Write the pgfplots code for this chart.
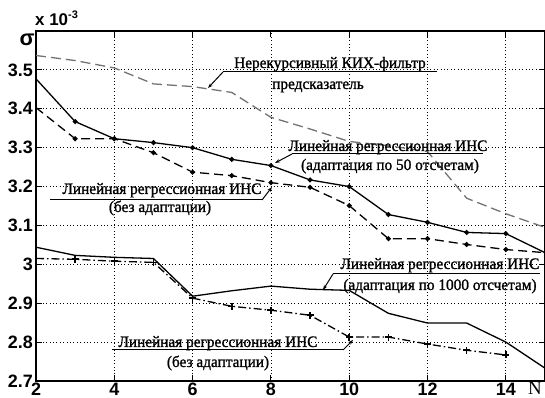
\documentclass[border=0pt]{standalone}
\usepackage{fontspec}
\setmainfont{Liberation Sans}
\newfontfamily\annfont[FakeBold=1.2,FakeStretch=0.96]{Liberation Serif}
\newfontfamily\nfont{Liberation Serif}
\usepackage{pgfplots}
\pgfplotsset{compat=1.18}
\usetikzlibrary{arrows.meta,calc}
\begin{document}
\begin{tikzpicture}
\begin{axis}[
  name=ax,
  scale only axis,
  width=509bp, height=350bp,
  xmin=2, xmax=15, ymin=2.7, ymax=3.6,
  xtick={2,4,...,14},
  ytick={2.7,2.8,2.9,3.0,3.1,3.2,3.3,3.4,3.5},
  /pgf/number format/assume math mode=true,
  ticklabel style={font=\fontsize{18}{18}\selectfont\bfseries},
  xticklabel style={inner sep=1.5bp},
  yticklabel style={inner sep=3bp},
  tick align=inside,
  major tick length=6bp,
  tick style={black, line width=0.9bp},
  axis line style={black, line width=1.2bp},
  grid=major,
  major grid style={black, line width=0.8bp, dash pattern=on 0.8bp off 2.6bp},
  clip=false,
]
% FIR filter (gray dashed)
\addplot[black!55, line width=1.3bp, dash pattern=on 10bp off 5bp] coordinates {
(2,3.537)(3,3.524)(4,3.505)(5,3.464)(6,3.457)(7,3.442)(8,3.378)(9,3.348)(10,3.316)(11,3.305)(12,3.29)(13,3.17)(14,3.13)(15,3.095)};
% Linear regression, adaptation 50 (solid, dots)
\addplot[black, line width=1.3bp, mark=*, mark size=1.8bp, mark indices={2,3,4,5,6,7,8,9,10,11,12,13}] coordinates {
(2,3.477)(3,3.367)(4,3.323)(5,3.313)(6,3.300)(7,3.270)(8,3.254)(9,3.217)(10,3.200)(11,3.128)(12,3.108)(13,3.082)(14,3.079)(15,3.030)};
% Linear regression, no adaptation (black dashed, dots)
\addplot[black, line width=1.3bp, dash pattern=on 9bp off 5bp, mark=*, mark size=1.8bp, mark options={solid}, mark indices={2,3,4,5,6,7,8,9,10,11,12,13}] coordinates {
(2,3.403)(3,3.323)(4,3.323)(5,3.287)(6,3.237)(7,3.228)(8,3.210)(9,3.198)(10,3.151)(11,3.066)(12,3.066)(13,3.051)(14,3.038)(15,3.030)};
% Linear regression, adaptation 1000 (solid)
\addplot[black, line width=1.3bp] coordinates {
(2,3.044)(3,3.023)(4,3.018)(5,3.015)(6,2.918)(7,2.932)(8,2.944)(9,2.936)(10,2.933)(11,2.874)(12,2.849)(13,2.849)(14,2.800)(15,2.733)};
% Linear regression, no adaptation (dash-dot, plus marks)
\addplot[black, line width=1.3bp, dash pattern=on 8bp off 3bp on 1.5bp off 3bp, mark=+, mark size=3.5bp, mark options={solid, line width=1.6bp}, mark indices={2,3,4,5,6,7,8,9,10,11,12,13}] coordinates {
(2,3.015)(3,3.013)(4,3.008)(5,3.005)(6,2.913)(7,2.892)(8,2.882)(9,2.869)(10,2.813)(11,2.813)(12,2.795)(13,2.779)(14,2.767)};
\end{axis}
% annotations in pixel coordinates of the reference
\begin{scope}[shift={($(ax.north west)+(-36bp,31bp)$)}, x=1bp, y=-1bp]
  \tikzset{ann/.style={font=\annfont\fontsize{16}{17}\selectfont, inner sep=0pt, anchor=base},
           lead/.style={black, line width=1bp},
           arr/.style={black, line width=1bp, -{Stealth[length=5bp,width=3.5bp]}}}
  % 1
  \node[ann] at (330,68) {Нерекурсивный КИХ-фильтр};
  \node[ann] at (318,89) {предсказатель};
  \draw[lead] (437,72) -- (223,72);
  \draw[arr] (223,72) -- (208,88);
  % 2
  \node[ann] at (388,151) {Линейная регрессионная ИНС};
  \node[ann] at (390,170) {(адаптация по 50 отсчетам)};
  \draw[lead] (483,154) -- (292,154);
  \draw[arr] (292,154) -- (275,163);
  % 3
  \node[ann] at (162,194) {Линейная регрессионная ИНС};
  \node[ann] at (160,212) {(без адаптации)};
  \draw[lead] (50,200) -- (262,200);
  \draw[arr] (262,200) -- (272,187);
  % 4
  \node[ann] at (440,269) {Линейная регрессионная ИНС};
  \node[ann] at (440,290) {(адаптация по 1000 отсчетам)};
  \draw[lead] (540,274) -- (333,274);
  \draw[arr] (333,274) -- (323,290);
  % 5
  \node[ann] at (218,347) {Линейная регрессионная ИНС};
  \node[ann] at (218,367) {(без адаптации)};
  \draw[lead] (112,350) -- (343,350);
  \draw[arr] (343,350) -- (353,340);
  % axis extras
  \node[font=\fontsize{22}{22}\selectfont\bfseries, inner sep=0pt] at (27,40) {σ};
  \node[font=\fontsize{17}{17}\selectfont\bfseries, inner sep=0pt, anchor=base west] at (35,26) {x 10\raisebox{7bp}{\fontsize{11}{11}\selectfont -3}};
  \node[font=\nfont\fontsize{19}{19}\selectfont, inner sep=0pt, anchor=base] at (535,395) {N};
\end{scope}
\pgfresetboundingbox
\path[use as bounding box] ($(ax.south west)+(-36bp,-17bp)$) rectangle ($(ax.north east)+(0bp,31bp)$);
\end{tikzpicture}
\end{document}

* * * * * * *

> [Goal of the exercise]:
Reproduce the material word for word. Any pictures should be left out of the copy.

> [Completed exercise]:
Write the pgfplots code for this chart.
\documentclass[border=0pt]{standalone}
\usepackage{fontspec}
\setmainfont{Liberation Sans}
\newfontfamily\annfont[FakeBold=1.2,FakeStretch=0.96]{Liberation Serif}
\newfontfamily\nfont{Liberation Serif}
\usepackage{pgfplots}
\pgfplotsset{compat=1.18}
\usetikzlibrary{arrows.meta,calc}
\begin{document}
\begin{tikzpicture}
\begin{axis}[
  name=ax,
  scale only axis,
  width=509bp, height=350bp,
  xmin=2, xmax=15, ymin=2.7, ymax=3.6,
  xtick={2,4,...,14},
  ytick={2.7,2.8,2.9,3.0,3.1,3.2,3.3,3.4,3.5},
  /pgf/number format/assume math mode=true,
  ticklabel style={font=\fontsize{18}{18}\selectfont\bfseries},
  xticklabel style={inner sep=1.5bp},
  yticklabel style={inner sep=3bp},
  tick align=inside,
  major tick length=6bp,
  tick style={black, line width=0.9bp},
  axis line style={black, line width=1.2bp},
  grid=major,
  major grid style={black, line width=0.8bp, dash pattern=on 0.8bp off 2.6bp},
  clip=false,
]
% FIR filter (gray dashed)
\addplot[black!55, line width=1.3bp, dash pattern=on 10bp off 5bp] coordinates {
(2,3.537)(3,3.524)(4,3.505)(5,3.464)(6,3.457)(7,3.442)(8,3.378)(9,3.348)(10,3.316)(11,3.305)(12,3.29)(13,3.17)(14,3.13)(15,3.095)};
% Linear regression, adaptation 50 (solid, dots)
\addplot[black, line width=1.3bp, mark=*, mark size=1.8bp, mark indices={2,3,4,5,6,7,8,9,10,11,12,13}] coordinates {
(2,3.477)(3,3.367)(4,3.323)(5,3.313)(6,3.300)(7,3.270)(8,3.254)(9,3.217)(10,3.200)(11,3.128)(12,3.108)(13,3.082)(14,3.079)(15,3.030)};
% Linear regression, no adaptation (black dashed, dots)
\addplot[black, line width=1.3bp, dash pattern=on 9bp off 5bp, mark=*, mark size=1.8bp, mark options={solid}, mark indices={2,3,4,5,6,7,8,9,10,11,12,13}] coordinates {
(2,3.403)(3,3.323)(4,3.323)(5,3.287)(6,3.237)(7,3.228)(8,3.210)(9,3.198)(10,3.151)(11,3.066)(12,3.066)(13,3.051)(14,3.038)(15,3.030)};
% Linear regression, adaptation 1000 (solid)
\addplot[black, line width=1.3bp] coordinates {
(2,3.044)(3,3.023)(4,3.018)(5,3.015)(6,2.918)(7,2.932)(8,2.944)(9,2.936)(10,2.933)(11,2.874)(12,2.849)(13,2.849)(14,2.800)(15,2.733)};
% Linear regression, no adaptation (dash-dot, plus marks)
\addplot[black, line width=1.3bp, dash pattern=on 8bp off 3bp on 1.5bp off 3bp, mark=+, mark size=3.5bp, mark options={solid, line width=1.6bp}, mark indices={2,3,4,5,6,7,8,9,10,11,12,13}] coordinates {
(2,3.015)(3,3.013)(4,3.008)(5,3.005)(6,2.913)(7,2.892)(8,2.882)(9,2.869)(10,2.813)(11,2.813)(12,2.795)(13,2.779)(14,2.767)};
\end{axis}
% annotations in pixel coordinates of the reference
\begin{scope}[shift={($(ax.north west)+(-36bp,31bp)$)}, x=1bp, y=-1bp]
  \tikzset{ann/.style={font=\annfont\fontsize{16}{17}\selectfont, inner sep=0pt, anchor=base},
           lead/.style={black, line width=1bp},
           arr/.style={black, line width=1bp, -{Stealth[length=5bp,width=3.5bp]}}}
  % 1
  \node[ann] at (330,68) {Нерекурсивный КИХ-фильтр};
  \node[ann] at (318,89) {предсказатель};
  \draw[lead] (437,72) -- (223,72);
  \draw[arr] (223,72) -- (208,88);
  % 2
  \node[ann] at (388,151) {Линейная регрессионная ИНС};
  \node[ann] at (390,170) {(адаптация по 50 отсчетам)};
  \draw[lead] (483,154) -- (292,154);
  \draw[arr] (292,154) -- (275,163);
  % 3
  \node[ann] at (162,194) {Линейная регрессионная ИНС};
  \node[ann] at (160,212) {(без адаптации)};
  \draw[lead] (50,200) -- (262,200);
  \draw[arr] (262,200) -- (272,187);
  % 4
  \node[ann] at (440,269) {Линейная регрессионная ИНС};
  \node[ann] at (440,290) {(адаптация по 1000 отсчетам)};
  \draw[lead] (540,274) -- (333,274);
  \draw[arr] (333,274) -- (323,290);
  % 5
  \node[ann] at (218,347) {Линейная регрессионная ИНС};
  \node[ann] at (218,367) {(без адаптации)};
  \draw[lead] (112,350) -- (343,350);
  \draw[arr] (343,350) -- (353,340);
  % axis extras
  \node[font=\fontsize{22}{22}\selectfont\bfseries, inner sep=0pt] at (27,40) {σ};
  \node[font=\fontsize{17}{17}\selectfont\bfseries, inner sep=0pt, anchor=base west] at (35,26) {x 10\raisebox{7bp}{\fontsize{11}{11}\selectfont -3}};
  \node[font=\nfont\fontsize{19}{19}\selectfont, inner sep=0pt, anchor=base] at (535,395) {N};
\end{scope}
\pgfresetboundingbox
\path[use as bounding box] ($(ax.south west)+(-36bp,-17bp)$) rectangle ($(ax.north east)+(0bp,31bp)$);
\end{tikzpicture}
\end{document}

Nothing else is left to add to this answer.